— BEGIN —

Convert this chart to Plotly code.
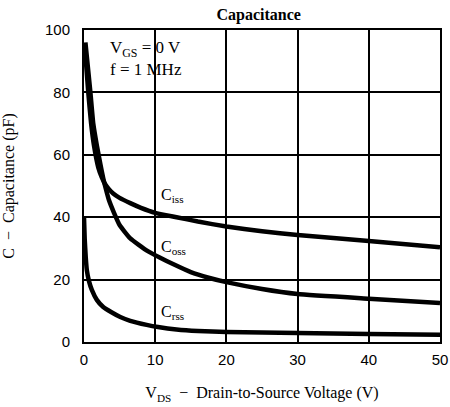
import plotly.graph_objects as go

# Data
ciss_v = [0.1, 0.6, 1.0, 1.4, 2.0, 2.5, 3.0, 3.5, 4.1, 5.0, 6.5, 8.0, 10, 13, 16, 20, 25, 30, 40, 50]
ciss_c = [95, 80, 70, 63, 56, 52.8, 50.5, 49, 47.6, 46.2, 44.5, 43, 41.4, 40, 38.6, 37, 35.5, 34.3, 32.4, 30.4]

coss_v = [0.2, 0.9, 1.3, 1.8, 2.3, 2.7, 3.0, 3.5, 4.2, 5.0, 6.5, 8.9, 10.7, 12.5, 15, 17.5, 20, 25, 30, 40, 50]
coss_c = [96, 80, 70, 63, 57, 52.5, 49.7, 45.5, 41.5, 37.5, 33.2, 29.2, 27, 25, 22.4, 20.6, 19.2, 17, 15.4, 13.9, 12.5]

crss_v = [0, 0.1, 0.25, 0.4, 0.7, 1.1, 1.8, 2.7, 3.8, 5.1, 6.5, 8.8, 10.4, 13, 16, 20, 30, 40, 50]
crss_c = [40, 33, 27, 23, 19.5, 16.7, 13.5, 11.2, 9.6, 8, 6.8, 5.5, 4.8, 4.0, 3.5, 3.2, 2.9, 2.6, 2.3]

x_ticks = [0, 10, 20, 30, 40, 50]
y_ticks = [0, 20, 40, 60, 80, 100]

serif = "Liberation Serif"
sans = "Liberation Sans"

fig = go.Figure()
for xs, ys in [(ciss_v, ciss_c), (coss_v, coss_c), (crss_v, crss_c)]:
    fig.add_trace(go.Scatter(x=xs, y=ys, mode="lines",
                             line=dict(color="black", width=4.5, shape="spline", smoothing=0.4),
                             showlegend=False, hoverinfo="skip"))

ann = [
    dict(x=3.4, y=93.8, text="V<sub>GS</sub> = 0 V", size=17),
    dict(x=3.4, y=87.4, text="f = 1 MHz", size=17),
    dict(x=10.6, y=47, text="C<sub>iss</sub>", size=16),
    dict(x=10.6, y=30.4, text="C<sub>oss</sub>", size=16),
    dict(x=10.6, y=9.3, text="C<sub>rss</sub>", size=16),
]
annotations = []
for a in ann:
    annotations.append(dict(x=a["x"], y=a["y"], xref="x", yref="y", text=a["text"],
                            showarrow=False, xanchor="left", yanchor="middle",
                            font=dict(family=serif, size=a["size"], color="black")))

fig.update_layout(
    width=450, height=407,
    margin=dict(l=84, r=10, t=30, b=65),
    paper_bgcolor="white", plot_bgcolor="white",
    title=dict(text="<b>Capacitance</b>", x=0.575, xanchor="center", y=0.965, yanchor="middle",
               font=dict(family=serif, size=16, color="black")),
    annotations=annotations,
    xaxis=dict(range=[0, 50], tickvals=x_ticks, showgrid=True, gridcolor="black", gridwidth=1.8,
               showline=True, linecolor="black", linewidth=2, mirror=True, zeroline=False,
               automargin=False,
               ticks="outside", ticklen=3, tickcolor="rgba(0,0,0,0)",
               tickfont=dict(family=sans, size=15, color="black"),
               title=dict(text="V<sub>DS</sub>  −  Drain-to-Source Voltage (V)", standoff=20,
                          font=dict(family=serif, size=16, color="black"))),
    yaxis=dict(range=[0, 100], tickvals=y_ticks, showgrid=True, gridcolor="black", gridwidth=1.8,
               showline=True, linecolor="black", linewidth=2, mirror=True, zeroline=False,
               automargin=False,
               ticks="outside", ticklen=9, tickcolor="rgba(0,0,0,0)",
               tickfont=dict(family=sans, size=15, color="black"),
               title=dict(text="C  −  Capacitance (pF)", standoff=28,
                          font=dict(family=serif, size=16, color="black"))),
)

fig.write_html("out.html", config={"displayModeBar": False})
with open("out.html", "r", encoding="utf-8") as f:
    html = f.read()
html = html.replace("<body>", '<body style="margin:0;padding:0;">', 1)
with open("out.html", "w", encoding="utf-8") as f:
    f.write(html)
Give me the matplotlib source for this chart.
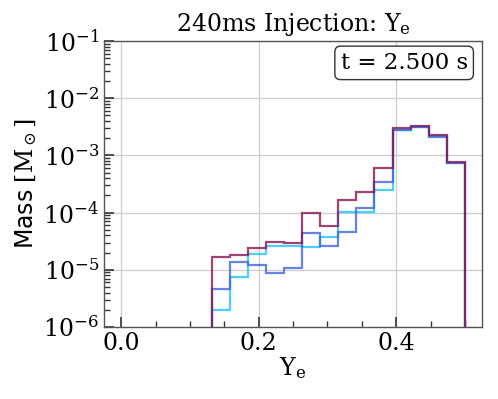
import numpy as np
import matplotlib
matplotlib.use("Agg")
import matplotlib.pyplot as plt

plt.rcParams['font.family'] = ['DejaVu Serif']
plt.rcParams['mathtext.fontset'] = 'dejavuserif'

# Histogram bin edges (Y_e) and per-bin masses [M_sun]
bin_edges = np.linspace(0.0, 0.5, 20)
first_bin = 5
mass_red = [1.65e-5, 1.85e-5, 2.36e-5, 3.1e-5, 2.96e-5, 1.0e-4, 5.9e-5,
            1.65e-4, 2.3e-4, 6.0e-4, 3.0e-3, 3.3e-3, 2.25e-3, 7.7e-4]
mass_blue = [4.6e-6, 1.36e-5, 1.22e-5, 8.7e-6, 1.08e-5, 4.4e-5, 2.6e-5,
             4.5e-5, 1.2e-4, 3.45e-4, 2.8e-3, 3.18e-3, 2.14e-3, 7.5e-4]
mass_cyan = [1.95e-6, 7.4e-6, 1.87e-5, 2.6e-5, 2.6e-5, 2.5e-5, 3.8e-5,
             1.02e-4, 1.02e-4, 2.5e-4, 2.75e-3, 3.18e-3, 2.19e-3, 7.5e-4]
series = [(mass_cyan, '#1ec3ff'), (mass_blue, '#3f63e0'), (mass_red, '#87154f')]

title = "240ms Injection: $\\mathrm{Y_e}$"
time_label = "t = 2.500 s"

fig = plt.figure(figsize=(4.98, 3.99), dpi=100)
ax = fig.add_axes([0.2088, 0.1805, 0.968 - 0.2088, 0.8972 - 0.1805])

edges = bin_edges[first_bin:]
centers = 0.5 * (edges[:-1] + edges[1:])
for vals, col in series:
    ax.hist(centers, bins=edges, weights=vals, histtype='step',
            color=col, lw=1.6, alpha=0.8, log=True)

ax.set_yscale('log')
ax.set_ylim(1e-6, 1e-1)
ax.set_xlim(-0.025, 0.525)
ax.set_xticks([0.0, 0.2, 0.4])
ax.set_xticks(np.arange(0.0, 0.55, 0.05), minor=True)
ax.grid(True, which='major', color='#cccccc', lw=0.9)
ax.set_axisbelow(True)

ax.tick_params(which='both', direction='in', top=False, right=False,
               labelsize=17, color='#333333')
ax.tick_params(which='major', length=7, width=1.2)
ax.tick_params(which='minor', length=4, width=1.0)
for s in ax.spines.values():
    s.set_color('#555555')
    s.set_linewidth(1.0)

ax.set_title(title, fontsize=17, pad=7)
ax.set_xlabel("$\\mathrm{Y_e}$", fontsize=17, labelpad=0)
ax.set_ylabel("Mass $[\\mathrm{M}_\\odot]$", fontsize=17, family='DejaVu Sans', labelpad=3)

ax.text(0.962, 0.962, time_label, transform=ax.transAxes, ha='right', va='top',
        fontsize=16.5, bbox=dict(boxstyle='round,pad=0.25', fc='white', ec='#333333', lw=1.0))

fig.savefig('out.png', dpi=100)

— END —

* EXERCISE PROMPT
Among the lines of the data, identify those with the word "this". Copy each of them.

* TASK ANSWER
Convert this chart to Plotly code.
Give me the matplotlib source for this chart.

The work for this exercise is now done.